# Rarity of Surefire 6P-GM Original Round Body?



## JNewell (Mar 14, 2007)

Wondering how rare, and what market prices (or range) might be for a gunmetal 6P in unused condition still in the box? 

Thanks!


----------



## willrx (Mar 14, 2007)

Pic please.


----------



## ABTOMAT (Mar 14, 2007)

Last time I was looking for 6Ps the gunmetal modern versions didn't have any special value.


----------



## Kid9P (Mar 14, 2007)

I think JNewell is refering to the old rounded bezel as opposed to the newer anti-roll bezel.

The olderstyle, new in box, will probably bring in a little more cash.


----------



## ABTOMAT (Mar 14, 2007)

Whoops, I missed the round-body part. Yeah, those aren't nearly as common as the black ones.


----------



## cy (Mar 14, 2007)

6P round body in GM are fairly rare, but no clue what value would be. 

it's what ever someone is willing to pay.

now if you had a surefire 6... that would be rare


----------



## JNewell (Mar 14, 2007)

Kid9P said:


> I think JNewell is refering to the old rounded bezel as opposed to the newer anti-roll bezel.


 
Correct. Still, I hadn't been aware of any real premium on these.
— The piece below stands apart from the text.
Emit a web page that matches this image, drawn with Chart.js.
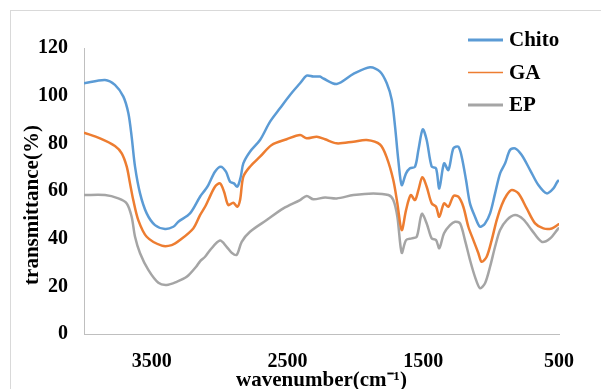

> 6P round body in GM are fairly rare, but no clue what value would be.
> 
> it's what ever someone is willing to pay.


 
Yep, for sure!  I think it may be rare but not particularlyl valuable? Would be interested in any differing views, though. Have one here in the box that's literally a shelf queen.


----------



## waynejitsu (Mar 14, 2007)

I now have one and paid the same as a black one.
I just wanted it because it was different than most and I like GM


----------



## JNewell (Mar 14, 2007)

I bought the one I've got here back in something like 1999 for the same reason...wanted to be able to spot mine at a glance. 

They did change the color of the "gun metal" ano at some point. The recent ones are very gray (to my eye), whereas the earlier ones are more silver.


----------



## Tightgroup (Apr 2, 2007)

In our part of the world (southern US), the Gunmetal variants sell for roughly the same money as the the standard black 6P. I bought one because it was different & I liked the color. If Surefire had made it as a limited run item, not a full production item, it would have made a difference in the price. Enjoy it for what it is, a classic light! 

Todd


----------